Analysis…Calculations:
Multiple Linear Regression analysis (utilizing multiple software packages) was then performed on the data set, within the boundaries of the general symbolic model above, to determine the value of each variable coefficient (bi). Initially using a standard multiple linear regression calculation method and then gravitating to a backward elimination step-wise regression calculation, we came up with the equation coefficient unknowns as detailed in Table 1 (Complete results) in the Figures and Tables section of this report.
Based on the regression analysis and the preliminary symbolic model equation above, the estimated regression model took the form:
Preliminary First-Step Regression Model Equation
yhat = bo + b1x1 + b2x2 + b3x3 + b4x4 + b5x5 + b6x6 + b7x7
= 13.4 - .0122 x1 – 2.62 x2 + .55 x3 + .93 x4 – 2.597 x5 + 19.8 x6 + 32.6 x7
= 13.4 - .0122#FORMS – 2.62#ENG+ .55#DES + .93 ERFORM– …
… - 2.597 RFQFORM+ 19.8 MODCAT + 32.6 CMPLXCAT |
In this model estimation, the signs of the coefficient values were as expected except for that of the Number of Designers which was positive, indicating that as the number of designers was increased while holding the number of engineers constant, the resulting duration/lead-time would actually increase. This could be explained by reviewing the daily interactions between the Engineers and Designers within the department.
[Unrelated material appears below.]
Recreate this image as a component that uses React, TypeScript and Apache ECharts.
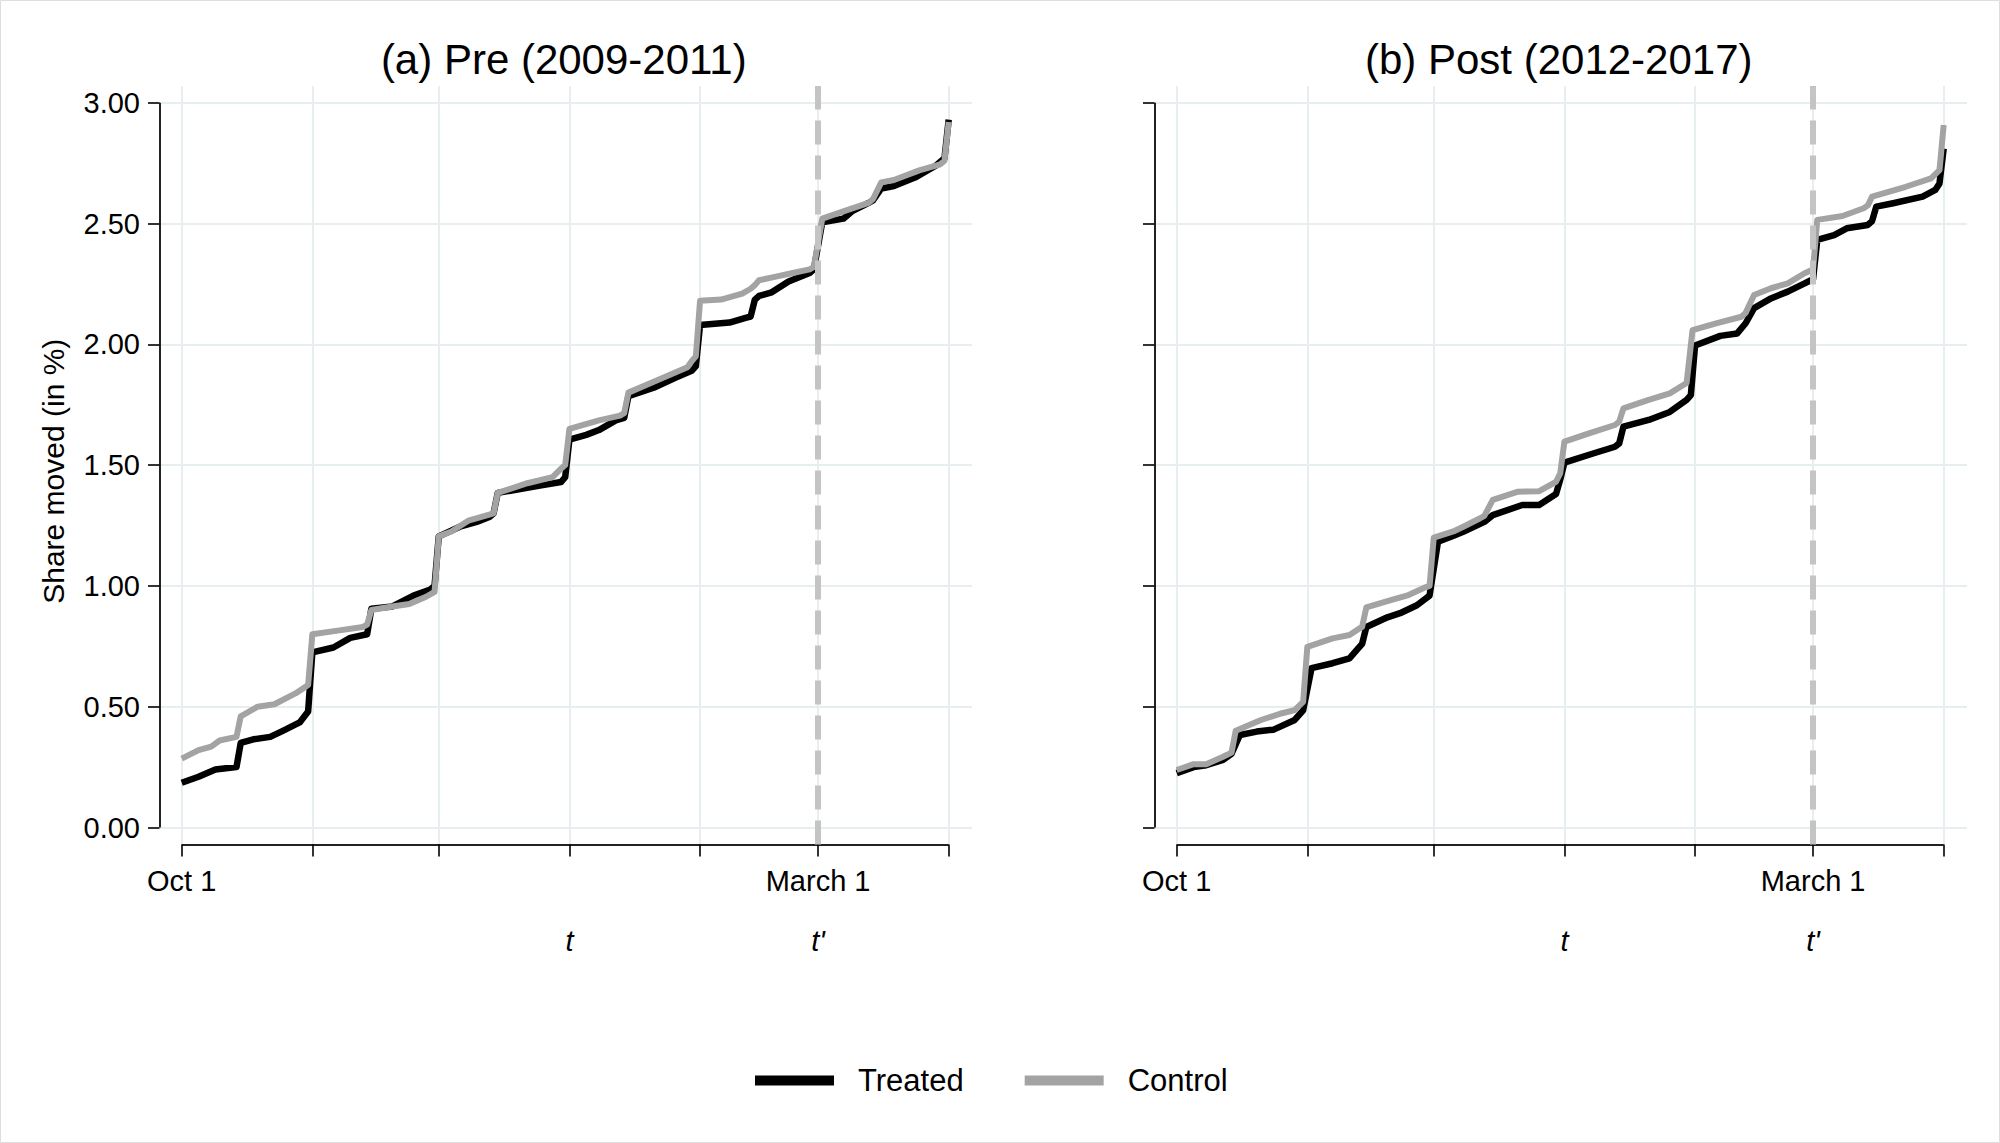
import React, { useEffect, useRef } from "react";
import * as echarts from "echarts";

// ---- data ----
const panelTitles = ["(a) Pre (2009-2011)", "(b) Post (2012-2017)"];
const seriesNames = ["Treated", "Control"];
const monthTickDays = [0, 31, 61, 92, 123, 151, 182];
const monthLabelDays = [0, 151];
const monthLabels = ["Oct 1", "March 1"];
const markerDays = [92, 151];
const markerLabels = ["t", "t'"];
const yTicks = [0, 0.5, 1, 1.5, 2, 2.5, 3];
const cutoffDay = 151;
const yAxisTitle = "Share moved (in %)";

const preTreatedDays = [0, 4, 8, 13, 14, 17, 21, 24, 28, 30, 31, 36, 40, 44, 45, 50, 55, 59, 60, 61, 66, 70, 73, 74, 75, 80, 85, 90, 91, 92, 96, 99, 103, 105, 106, 112, 117, 121, 122, 123, 130, 134, 135, 136, 137, 140, 144, 149, 150, 152, 157, 159, 163, 164, 166, 169, 174, 179, 181, 182];
const preTreatedVals = [0.185, 0.21, 0.24, 0.25, 0.35, 0.365, 0.375, 0.4, 0.435, 0.48, 0.725, 0.745, 0.785, 0.8, 0.905, 0.915, 0.96, 0.985, 1.0, 1.205, 1.245, 1.265, 1.285, 1.3, 1.385, 1.4, 1.415, 1.43, 1.45, 1.605, 1.625, 1.645, 1.685, 1.695, 1.785, 1.82, 1.86, 1.89, 1.91, 2.08, 2.09, 2.11, 2.115, 2.185, 2.2, 2.215, 2.26, 2.295, 2.31, 2.505, 2.52, 2.55, 2.585, 2.595, 2.645, 2.655, 2.69, 2.74, 2.77, 2.93];

const preControlDays = [0, 4, 7, 9, 13, 14, 18, 22, 27, 30, 31, 37, 43, 44, 45, 50, 54, 58, 60, 61, 64, 68, 73, 74, 75, 82, 88, 90, 91, 92, 99, 104, 105, 106, 112, 120, 121, 122, 123, 128, 133, 135, 136, 137, 141, 145, 149, 150, 152, 157, 163, 164, 166, 169, 175, 180, 181, 182];
const preControlVals = [0.285, 0.32, 0.335, 0.36, 0.375, 0.46, 0.5, 0.51, 0.555, 0.59, 0.8, 0.815, 0.83, 0.84, 0.9, 0.915, 0.925, 0.955, 0.975, 1.205, 1.225, 1.27, 1.295, 1.3, 1.385, 1.425, 1.45, 1.485, 1.5, 1.65, 1.685, 1.705, 1.715, 1.8, 1.845, 1.905, 1.93, 1.95, 2.18, 2.185, 2.21, 2.23, 2.245, 2.265, 2.28, 2.295, 2.31, 2.32, 2.52, 2.55, 2.585, 2.6, 2.67, 2.68, 2.72, 2.745, 2.76, 2.92];

const postTreatedDays = [0, 4, 7, 11, 13, 15, 19, 23, 28, 30, 32, 37, 41, 43, 44, 45, 50, 53, 57, 60, 62, 66, 68, 73, 75, 82, 86, 90, 91, 92, 99, 104, 105, 106, 112, 117, 121, 122, 123, 129, 133, 135, 137, 141, 145, 149, 151, 152, 156, 159, 164, 165, 166, 170, 177, 180, 181, 182];
const postTreatedVals = [0.225, 0.25, 0.258, 0.28, 0.305, 0.383, 0.397, 0.405, 0.445, 0.485, 0.66, 0.68, 0.7, 0.74, 0.76, 0.83, 0.87, 0.887, 0.92, 0.96, 1.183, 1.21, 1.224, 1.265, 1.293, 1.335, 1.335, 1.38, 1.44, 1.51, 1.549, 1.576, 1.59, 1.659, 1.687, 1.72, 1.77, 1.79, 1.995, 2.035, 2.045, 2.087, 2.15, 2.19, 2.218, 2.252, 2.27, 2.432, 2.452, 2.48, 2.494, 2.51, 2.57, 2.584, 2.611, 2.639, 2.666, 2.81];

const postControlDays = [0, 4, 7, 11, 13, 14, 20, 25, 28, 30, 31, 37, 41, 43, 44, 45, 51, 55, 59, 60, 61, 66, 68, 72, 73, 75, 81, 86, 90, 91, 92, 98, 104, 105, 106, 112, 117, 121, 122.4, 128, 134, 135, 137, 141, 145, 149, 151, 152, 158, 163, 164, 165, 173, 179, 181, 182];
const postControlVals = [0.238, 0.262, 0.262, 0.293, 0.31, 0.4, 0.445, 0.473, 0.486, 0.52, 0.748, 0.783, 0.797, 0.82, 0.83, 0.911, 0.942, 0.962, 0.994, 1.0, 1.2, 1.228, 1.245, 1.28, 1.29, 1.356, 1.39, 1.392, 1.431, 1.466, 1.597, 1.632, 1.666, 1.68, 1.735, 1.77, 1.797, 1.84, 2.059, 2.087, 2.114, 2.13, 2.204, 2.232, 2.252, 2.294, 2.31, 2.515, 2.531, 2.563, 2.575, 2.611, 2.652, 2.687, 2.721, 2.908];

const panels = [
  { treatedDays: preTreatedDays, treatedVals: preTreatedVals, controlDays: preControlDays, controlVals: preControlVals },
  { treatedDays: postTreatedDays, treatedVals: postTreatedVals, controlDays: postControlDays, controlVals: postControlVals },
];

// ---- layout / style (pixels, relative to each panel) ----
const FONT = "'Liberation Sans', Arial, Helvetica, sans-serif";
const PANEL_OFFSETS = [0, 995];
const DAY0_PX = 181.7; // x pixel of day 0 in the left panel
const PX_PER_DAY = 767 / 182;
const VAL0_PX = 827.5; // y pixel of value 0
const PX_PER_VAL = 724.8 / 3;
const GRID_L_PX = 148; // end of y ticks
const GRID_R_PX = 972;
const GRID_T_PX = 86;
const GRID_B_PX = 856.5; // end of x ticks
const YAXIS_PX = 159.5;
const XAXIS_PX = 844.5;

const pxToDay = (px: number) => (px - DAY0_PX) / PX_PER_DAY;
const pxToVal = (py: number) => (VAL0_PX - py) / PX_PER_VAL;
const X_MIN = pxToDay(GRID_L_PX);
const X_MAX = pxToDay(GRID_R_PX);
const Y_MIN = pxToVal(GRID_B_PX);
const Y_MAX = pxToVal(GRID_T_PX);
const AXIS_X = pxToDay(YAXIS_PX);
const AXIS_Y = pxToVal(XAXIS_PX);

const TREATED_COLOR = "#000000";
const CONTROL_COLOR = "#a3a3a3";
const GRID_COLOR = "#e6eef0";

const zip = (xs: number[], ys: number[]) => xs.map((x, i) => [x, ys[i]]);
const near = (a: number, b: number) => Math.abs(a - b) < 1e-6;
const seg = (a: number[], b: number[], lineStyle: any) => [{ coord: a, lineStyle }, { coord: b }];

function buildOption() {
  const grid = PANEL_OFFSETS.map((off) => ({
    left: GRID_L_PX + off,
    top: GRID_T_PX,
    width: GRID_R_PX - GRID_L_PX,
    height: GRID_B_PX - GRID_T_PX,
    containLabel: false,
    outerBoundsMode: "none",
  }));

  const xAxis: any[] = [];
  const yAxis: any[] = [];
  const series: any[] = [];

  panels.forEach((p, i) => {
    xAxis.push({
      gridIndex: i,
      type: "value",
      min: X_MIN,
      max: X_MAX,
      axisLine: { show: false },
      splitLine: { show: false },
      axisTick: { show: false },
      axisLabel: {
        show: true,
        customValues: monthLabelDays,
        formatter: (v: number) => {
          const k = monthLabelDays.findIndex((d) => near(d, v));
          return k >= 0 ? monthLabels[k] : "";
        },
        margin: 10,
        fontSize: 29,
        color: "#000",
        fontFamily: FONT,
      },
    });
    xAxis.push({
      gridIndex: i,
      type: "value",
      min: X_MIN,
      max: X_MAX,
      position: "bottom",
      axisLine: { show: false },
      splitLine: { show: false },
      axisTick: { show: false },
      axisLabel: {
        show: true,
        customValues: markerDays,
        formatter: (v: number) => {
          const k = markerDays.findIndex((d) => near(d, v));
          return k >= 0 ? markerLabels[k] : "";
        },
        margin: 70,
        fontSize: 29,
        fontStyle: "italic",
        color: "#000",
        fontFamily: FONT,
      },
    });
    yAxis.push({
      gridIndex: i,
      type: "value",
      min: Y_MIN,
      max: Y_MAX,
      axisLine: { show: false },
      splitLine: { show: false },
      axisTick: { show: false },
      axisLabel: {
        show: i === 0,
        customValues: yTicks,
        formatter: (v: number) => v.toFixed(2),
        margin: 8,
        fontSize: 29,
        color: "#000",
        fontFamily: FONT,
      },
      name: i === 0 ? yAxisTitle : "",
      nameLocation: "middle",
      nameGap: 80,
      nameTextStyle: { fontSize: 30, color: "#000", fontFamily: FONT },
    });

    const xi = i * 2;
    const gridStyle = { color: GRID_COLOR, width: 2, type: "solid" };
    const axisStyle = { color: "#222", width: 2, type: "solid" };
    const tickStyle = { color: "#000", width: 1.6, type: "solid" };
    const yTop = yTicks[yTicks.length - 1];
    const xEnd = monthTickDays[monthTickDays.length - 1];
    series.push({
      type: "line",
      xAxisIndex: xi,
      yAxisIndex: i,
      data: [],
      clip: false,
      silent: true,
      markLine: {
        z: 1,
        silent: true,
        symbol: "none",
        animation: false,
        label: { show: false },
        emphasis: { disabled: true },
        lineStyle: gridStyle,
        data: [
          ...monthTickDays.map((d) => seg([d, AXIS_Y], [d, Y_MAX], gridStyle)),
          ...yTicks.map((v) => seg([AXIS_X, v], [X_MAX, v], gridStyle)),
        ],
      },
    });
    series.push({
      type: "line",
      xAxisIndex: xi,
      yAxisIndex: i,
      data: [],
      clip: false,
      silent: true,
      markLine: {
        z: 2,
        silent: true,
        symbol: "none",
        animation: false,
        label: { show: false },
        emphasis: { disabled: true },
        lineStyle: axisStyle,
        data: [
          seg([AXIS_X, yTicks[0]], [AXIS_X, yTop], axisStyle),
          seg([monthTickDays[0], AXIS_Y], [xEnd, AXIS_Y], axisStyle),
          ...monthTickDays.map((d) => seg([d, AXIS_Y], [d, Y_MIN], tickStyle)),
          ...yTicks.map((v) => seg([AXIS_X, v], [X_MIN, v], tickStyle)),
        ],
      },
    });
    series.push({
      name: seriesNames[0],
      type: "line",
      xAxisIndex: xi,
      yAxisIndex: i,
      data: zip(p.treatedDays, p.treatedVals),
      showSymbol: false,
      symbol: "none",
      z: 3,
      lineStyle: { color: TREATED_COLOR, width: 6.5, join: "round" },
      itemStyle: { color: TREATED_COLOR },
      emphasis: { disabled: true },
    });
    series.push({
      name: seriesNames[1],
      type: "line",
      xAxisIndex: xi,
      yAxisIndex: i,
      data: zip(p.controlDays, p.controlVals),
      showSymbol: false,
      symbol: "none",
      z: 4,
      lineStyle: { color: CONTROL_COLOR, width: 6, join: "round" },
      itemStyle: { color: CONTROL_COLOR },
      emphasis: { disabled: true },
    });
    series.push({
      type: "line",
      xAxisIndex: xi,
      yAxisIndex: i,
      data: [],
      clip: false,
      silent: true,
      markLine: {
        z: 8,
        silent: true,
        symbol: "none",
        animation: false,
        label: { show: false },
        emphasis: { disabled: true },
        lineStyle: { color: "#c4c4c4", width: 6, type: [24, 11] },
        data: [seg([cutoffDay, AXIS_Y], [cutoffDay, Y_MAX], { color: "#c4c4c4", width: 6, type: [24, 11] })],
      },
    });
  });

  const graphic: any[] = [
    {
      type: "rect",
      silent: true,
      z: -10,
      shape: { x: 0.5, y: 0.5, width: 1999, height: 1142 },
      style: { fill: "none", stroke: "#dedede", lineWidth: 1 },
    },
    ...panelTitles.map((t, i) => ({
      type: "text",
      x: (YAXIS_PX + GRID_R_PX) / 2 + PANEL_OFFSETS[i] - 2,
      y: 59,
      style: {
        text: t,
        align: "center",
        verticalAlign: "middle",
        fontSize: 42,
        fontFamily: FONT,
        fill: "#000",
      },
    })),
  ];

  return {
    animation: false,
    backgroundColor: "#ffffff",
    textStyle: { fontFamily: FONT },
    grid,
    xAxis,
    yAxis,
    series,
    graphic,
    legend: {
      data: seriesNames,
      left: 750,
      top: 1060,
      icon: "rect",
      itemWidth: 79,
      itemHeight: 10,
      itemGap: 61,
      selectedMode: false,
      textStyle: { fontSize: 31, color: "#000", fontFamily: FONT, padding: [0, 0, 0, 19] },
    },
  };
}

export default function App() {
  const ref = useRef<HTMLDivElement>(null);
  useEffect(() => {
    document.body.style.margin = "0";
    if (!ref.current) return;
    const chart = echarts.init(ref.current, undefined, { renderer: "svg" });
    chart.setOption(buildOption() as any);
    return () => chart.dispose();
  }, []);
  return <div ref={ref} style={{ width: 2000, height: 1143 }} />;
}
After a short while, it became apparent that if the number of designers was increased, while not increasing the number of engineers, the department engineers would spend more of their time supervising and directing the work of the designers and less time on their “value-added” work. This interaction was a moot point though as will be described when discussing the individual coefficient significance, later in this report.
Analysis…Overall and Individual Model Significance:
As can be seen from Appendix B: Significance Test Calculations and Table 1: Distilled Regression Analysis Results in the Figures and Tables section of this report, although we had overall model significance, the coefficients b1 (#FORMS), b3 (#DES) and b4 (ERFORM) are dropped out of the estimated regression equation due to lack of individual significance such that resulting regression model became:
Final Regression Model Equation
yhat = bo + b2x2 + b5x5 + b6x6 + b7x7
= 14.8 – 2.75 x2 – 3.2 x5 + 19.8 x6 + 32.7 x7
= 14.8 – 2.75#ENG – 3.2RFQFORM* + 19.8MODCAT* + …
… + 32.7CMPLXCAT*
NOTE: * signifies a dummy variable ( xi = 0 or 1) |
NOTE:
Other preliminary regression analysis models/evaluations were investigated as follows:
- 9-variable model, with Dummy Variables for all the qualitative variables to try and determine the initial influence of each variable on the model. Model failed because the statistical software package automatically dropped the Basic Category out of the calculations and DR Form Type caused a “near singularity error” not allowing the calculations to be completed.
- Additional Intermediate Dummy variables were introduced into the model to determine if there was a threshold level for the Number of Projects / Forms where the Dummy variable would become significant. Could not find a threshold level that gave the new Dummy variable significance.
- Regression calculations were made with 95%, 85% and then finally 70% confidence levels to determine if the overall outcome of the regression models varied. Not until we ran the analysis at a 70% confidence level did we gain an additional independent variable but only increased the overall fit (R2) by .03%. Final calculations were kept at the 95% confidence level (alpha=.05).
Analysis…Residual Plots and R2 Review:
The final step in the regression model analysis was to review and analyze the significance of the R2 value and residual plots for the complete regression model when plotted against the predicted values for the duration/lead-time.
With a value for R2 of .306 and a standard error of 14.545 days, it became apparent that although this model showed overall significance and had four independent variables with individual significance, the model only explained 30.6% of the variability of the data and therefore represented only a moderately good fit, indicating that there could potentially be a number of variables, related to the duration of projects, that had been overlooked.
When looking at the residual plots, as detailed in Figure 3 , in the Figures and Tables section of this report, we could also see, specifically from the shape of the Residuals vs the Fitted Values (Predicted Lead-time), that our model possessed a non-constant variance, as indicated by the increasing spread. This inconsistent and increasing variation in the predicted values and therefore the residual can most likely be attributed to a non-linear relationship within the data set
NOTE: The odd groupings of data are a result of the dummy variables in the model, since each coefficient contributes only when the variable is present.